- **Work to complete**
Set out each line from the following listing that includes the word "this".

- **Source data**
▶

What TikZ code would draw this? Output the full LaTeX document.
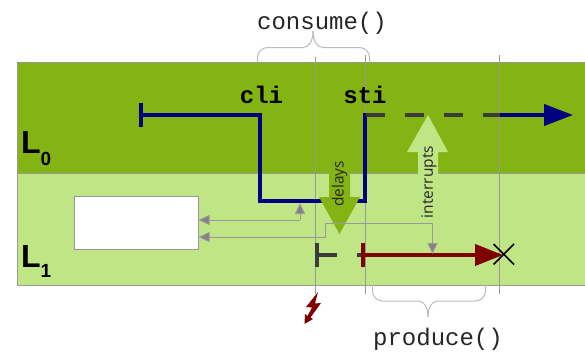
\documentclass[tikz,border=0pt]{standalone}
\usepackage{fontspec}
\setmainfont{Liberation Sans}
\setmonofont{Liberation Mono}
\newfontfamily\labfont{Open Sans}
\usetikzlibrary{arrows.meta}
\definecolor{dgreen}{HTML}{84B414}
\definecolor{lgreen}{HTML}{C0E585}
\definecolor{navy}{HTML}{000080}
\definecolor{dred}{HTML}{800000}
\definecolor{ggrey}{HTML}{999999}
\definecolor{dgrey}{HTML}{3B3B3B}
\definecolor{brc}{HTML}{BBBBBB}
\tikzset{
  x=1pt,y=-1pt,
  band/.style={draw=ggrey,line width=1pt},
  guide/.style={draw=ggrey,line width=1pt},
  conn/.style={draw=ggrey,line width=1pt,-{Triangle[length=11pt,width=10pt,fill=ggrey!85!black]}},
  flow/.style={line width=4pt},
  brc/.style={draw=brc,line width=1pt,rounded corners=10pt},
  code/.style={font=\ttfamily\fontsize{24}{24}\selectfont,text=black!85,inner sep=0pt},
  codeb/.style={font=\ttfamily\bfseries\fontsize{24}{24}\selectfont,text=black,inner sep=0pt},
  lev/.style={font=\bfseries\fontsize{32}{32}\selectfont,text=black,inner sep=0pt,anchor=base west},
  lab/.style={font=\labfont\fontsize{15.5}{15.5}\selectfont,text=black!85,inner sep=0pt,rotate=90}
}
\begin{document}
\begin{tikzpicture}
\useasboundingbox (0,0) rectangle (585,351);
\fill[white] (0,0) rectangle (585,351);
% bands
\path[band,fill=dgreen] (17,62) rectangle (585,173);
\path[band,fill=lgreen] (17,173) rectangle (585,285);
% white box
\node[draw=ggrey,line width=1pt,fill=white,minimum width=124pt,minimum height=53pt,inner sep=0pt,anchor=north west] (box) at (74,195.5) {};
% guides
\coordinate (g1t) at (315.5,57); \coordinate (g1b) at (315.5,294);
\coordinate (g2t) at (365,55); \coordinate (g2b) at (365,294);
\coordinate (g3t) at (499.5,55); \coordinate (g3b) at (499.5,294);
\draw[guide] (g1t) -- (g1b);
\draw[guide] (g2t) -- (g2b);
\draw[guide] (g3t) -- (g3b);
% flow L0
\coordinate (a0) at (141,115);
\coordinate (a1) at (259.5,115);
\coordinate (a2) at (259.5,201);
\coordinate (a3) at (364.5,201);
\coordinate (a4) at (364.5,115);
\coordinate (a5) at (500,115);
\coordinate (a6) at (573,115);
% interrupts arrow
\fill[lgreen] (428,115) -- (448,152) -- (438,152) -- (438,175) -- (418,175) -- (418,152) -- (407,152) -- cycle;
\draw[navy,flow] (141,103) -- (141,127);
\draw[navy,flow,line join=miter] (a0) -- (a1) -- (a2) -- (a3) -- (a4) -- (367,115);
\draw[dgrey,flow,dash pattern=on 19pt off 20pt] (365.5,115) -- (a5);
\draw[navy,flow,-{Triangle[length=29pt,width=21pt,fill=navy]}] (a5) -- (a6);
% delays arrow
\fill[dgreen] (329,160) -- (350,160) -- (350,197) -- (360,197) -- (339.5,234) -- (319,197) -- (329,197) -- cycle;
% grey connectors
\coordinate (c1) at (300,220);
\coordinate (c2) at (300,203);
\coordinate (c3) at (432.5,223);
\coordinate (c4) at (325,223);
\coordinate (c5) at (325,237);
\coordinate (c6) at (432.5,254);
\coordinate (b1) at (198.5,220);
\coordinate (b2) at (198.5,237);
\draw[conn] (c1) -- (b1);
\draw[conn] (c1) -- (c2);
\draw[conn] (c3) -- (c4) -- (c5) -- (b2);
% flow L1
\draw[dgrey,flow] (317,243) -- (317,267);
\draw[dgrey,flow] (317,255) -- (337,255);
\draw[dgrey,flow] (357,255) -- (364,255);
\draw[dred,flow] (363,243) -- (363,267);
\coordinate (r0) at (363,255);
\coordinate (r1) at (503,255);
\draw[dred,flow,-{Triangle[length=28pt,width=21pt,fill=dred]}] (r0) -- (r1);
\draw[conn] (c3) -- (c6);
\draw[black,line width=1.5pt] (493.5,244) -- (514,264.5) (514,244) -- (493.5,264.5);
% braces
\draw[brc] (257.5,62) -- (257.5,47.5) -- (303,47.5);
\draw[brc] (369.5,62) -- (369.5,47.5) -- (323,47.5);
\draw[draw=brc,line width=1pt] (303,47.5) .. controls (309,47.5) and (313,41) .. (313,31);
\draw[draw=brc,line width=1pt] (323,47.5) .. controls (317,47.5) and (313,41) .. (313,31);
\draw[brc] (372.5,285) -- (372.5,301) -- (418,301);
\draw[brc] (485.5,285) -- (485.5,301) -- (438,301);
\draw[draw=brc,line width=1pt] (418,301) .. controls (424,301) and (428,307) .. (428,317);
\draw[draw=brc,line width=1pt] (438,301) .. controls (432,301) and (428,307) .. (428,317);
% lightning
\fill[dred] (318,292) -- (306,307) -- (312,307.5) -- (307.5,316) -- (305,314) -- (304.5,324) -- (313,319) -- (310.5,317.5) -- (321,303) -- (315,303.5) -- cycle;
% text
\node[code,anchor=base] (tc) at (322,29) {consume()};
\node[code,anchor=base] (tp) at (438,345) {produce()};
\node[codeb,anchor=base] (tcli) at (261.5,103) {cli};
\node[codeb,anchor=base] (tsti) at (365,103) {sti};
\node[lev] (l0) at (21,153) {L\raisebox{-12pt}{\fontsize{19}{19}\selectfont 0}};
\node[lev] (l1) at (21,267) {L\raisebox{-10pt}{\fontsize{19}{19}\selectfont 1}};
\node[lab] (td) at (339.5,184) {delays};
\node[lab] (ti) at (429,182) {interrupts};
\end{tikzpicture}
\end{document}
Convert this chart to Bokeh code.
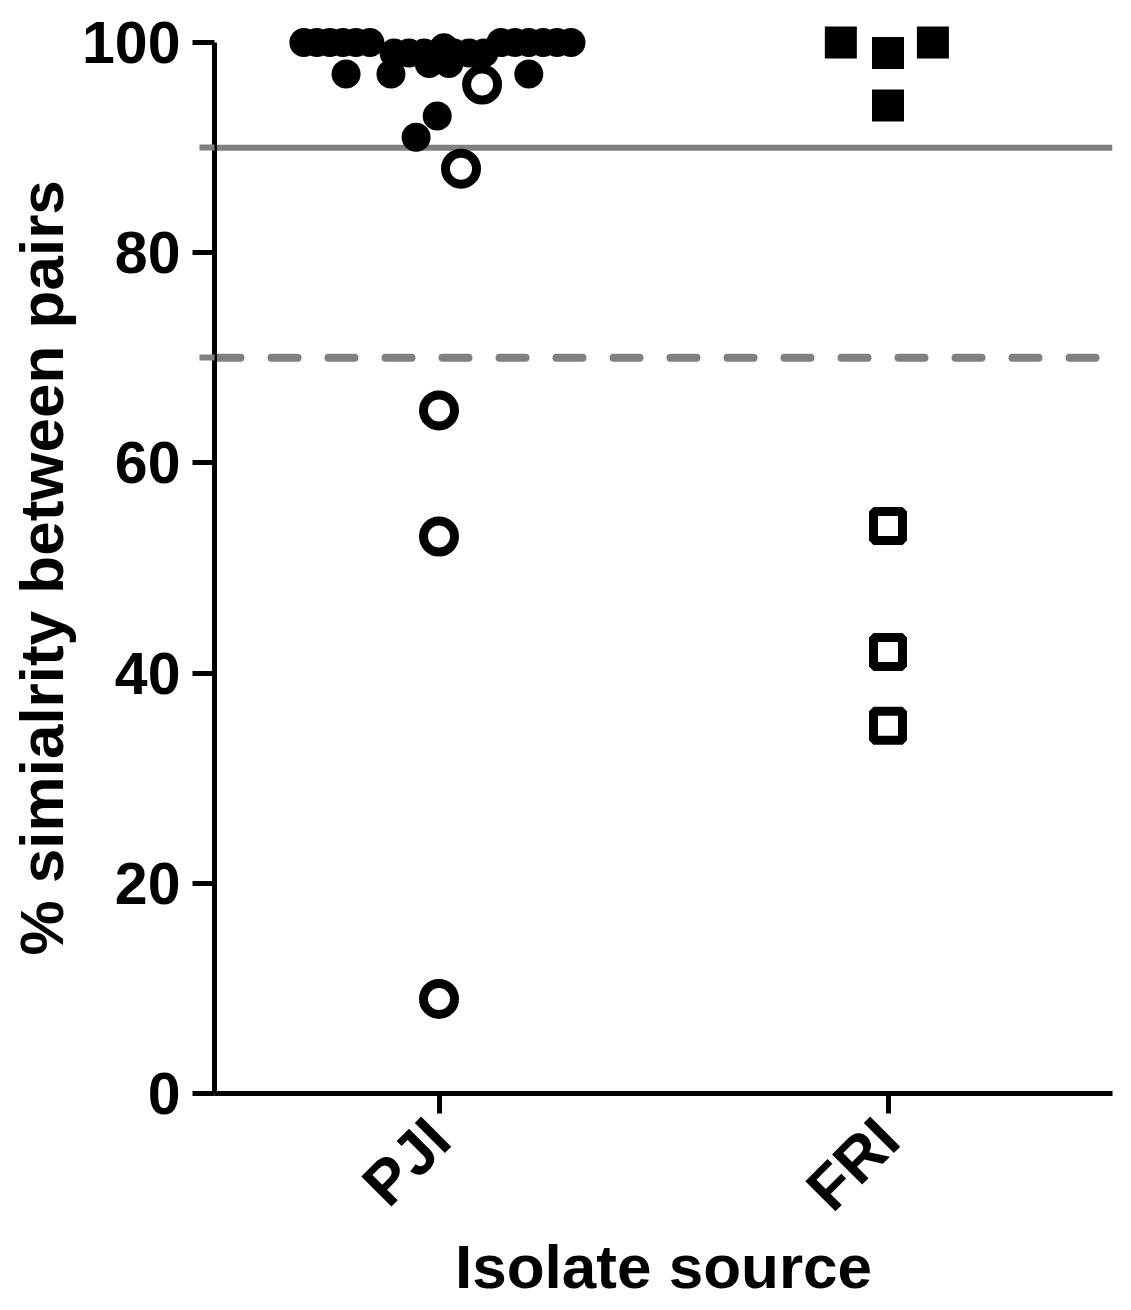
import math
from bokeh.plotting import figure
from bokeh.models import FixedTicker, Span, Range1d, Title
from bokeh.embed import file_html
from bokeh.resources import INLINE

# ---- data ----
categories = ["PJI", "FRI"]

# PJI, pairs above threshold (filled circles): value and horizontal jitter (category units)
pji_closed_y = [100, 100, 100, 100, 100, 100, 100, 100, 100, 100, 100, 100,
                99, 99, 99, 99, 99, 99, 99.5, 98, 98, 97, 97, 97, 93, 91]
pji_closed_dx = [-0.301, -0.272, -0.243, -0.214, -0.185, -0.154,
                 0.138, 0.169, 0.200, 0.232, 0.263, 0.294,
                 -0.100, -0.067, -0.033, 0.033, 0.067, 0.100, 0.011,
                 -0.022, 0.022, -0.207, -0.107, 0.200, -0.004, -0.051]

# PJI, open circles
pji_open_y = [96, 88, 65, 53, 9]
pji_open_dx = [0.096, 0.049, 0.0, 0.0, 0.0]

# FRI, filled squares
fri_closed_y = [100, 99, 100, 94]
fri_closed_dx = [-0.105, 0.0, 0.100, 0.0]

# FRI, open squares
fri_open_y = [54, 42, 35]
fri_open_dx = [0.0, 0.0, 0.0]

threshold_solid = 90
threshold_dashed = 70
y_ticks = [0, 20, 40, 60, 80, 100]

y_label = "% simialrity between pairs"
x_label = "Isolate source"

# ---- positions from categories ----
pos = {c: i + 1 for i, c in enumerate(categories)}
pji_closed_x = [pos["PJI"] + d for d in pji_closed_dx]
pji_open_x = [pos["PJI"] + d for d in pji_open_dx]
fri_closed_x = [pos["FRI"] + d for d in fri_closed_dx]
fri_open_x = [pos["FRI"] + d for d in fri_open_dx]

FONT = "Liberation Sans"
GRAY = "#808080"

p = figure(frame_width=898, frame_height=1085, title=None,
           x_range=Range1d(0.5, 2.5), y_range=Range1d(0, 103.24),
           output_backend="svg", toolbar_location=None,
           min_border_left=214, min_border_right=5,
           min_border_top=8, min_border_bottom=200)
p.outline_line_color = None
p.xgrid.visible = False
p.ygrid.visible = False
p.background_fill_color = "white"
p.border_fill_color = "white"

# reference lines
p.add_layout(Span(location=threshold_solid, dimension="width",
                  line_color=GRAY, line_width=6, level="underlay"))
p.add_layout(Span(location=threshold_dashed, dimension="width",
                  line_color=GRAY, line_width=8, line_dash="26 31",
                  line_cap="round", level="underlay"))

# points
p.scatter(pji_closed_x, pji_closed_y, marker="circle", size=29,
          fill_color="black", line_color="black", line_width=0)
p.scatter(pji_open_x, pji_open_y, marker="circle", size=31,
          fill_color="white", line_color="black", line_width=9)
p.scatter(fri_closed_x, fri_closed_y, marker="square", size=32,
          fill_color="black", line_color="black", line_width=0)
p.scatter(fri_open_x, fri_open_y, marker="square", size=29,
          fill_color="white", line_color="black", line_width=9)

# y axis
ya = p.yaxis[0]
ya.ticker = FixedTicker(ticks=y_ticks, minor_ticks=[threshold_dashed, threshold_solid])
ya.bounds = (0, 100)
ya.axis_line_width = 5
ya.axis_line_color = "black"
ya.major_tick_in = 0
ya.major_tick_out = 22
ya.major_tick_line_width = 5
ya.minor_tick_in = 0
ya.minor_tick_out = 15
ya.minor_tick_line_color = GRAY
ya.minor_tick_line_width = 6
ya.major_label_text_font = FONT
ya.major_label_text_font_style = "bold"
ya.major_label_text_font_size = "59px"
ya.major_label_text_color = "black"
ya.major_label_standoff = 12

# y axis title: starts (bottom) a fixed distance above the frame bottom
p.add_layout(Title(text=y_label, align="left", offset=138,
                   text_font=FONT, text_font_style="bold",
                   text_font_size="62px", text_color="black",
                   standoff=8), "left")

# x axis
xa = p.xaxis[0]
xa.ticker = FixedTicker(ticks=[pos[c] for c in categories])
xa.major_label_overrides = {pos[c]: c for c in categories}
xa.major_label_orientation = math.pi / 4
xa.axis_line_width = 5
xa.axis_line_color = "black"
xa.major_tick_in = 0
xa.major_tick_out = 20
xa.major_tick_line_width = 5
xa.minor_tick_out = 0
xa.minor_tick_in = 0
xa.major_label_text_font = FONT
xa.major_label_text_font_style = "bold"
xa.major_label_text_font_size = "62px"
xa.major_label_text_color = "black"
xa.major_label_standoff = 15
xa.axis_label = x_label
xa.axis_label_text_font = FONT
xa.axis_label_text_font_style = "bold"
xa.axis_label_text_font_size = "62px"
xa.axis_label_text_color = "black"
xa.axis_label_standoff = -19

open("out.html", "w").write(file_html(p, INLINE))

◀

- **Exercise answer**
What TikZ code would draw this? Output the full LaTeX document.
Convert this chart to Bokeh code.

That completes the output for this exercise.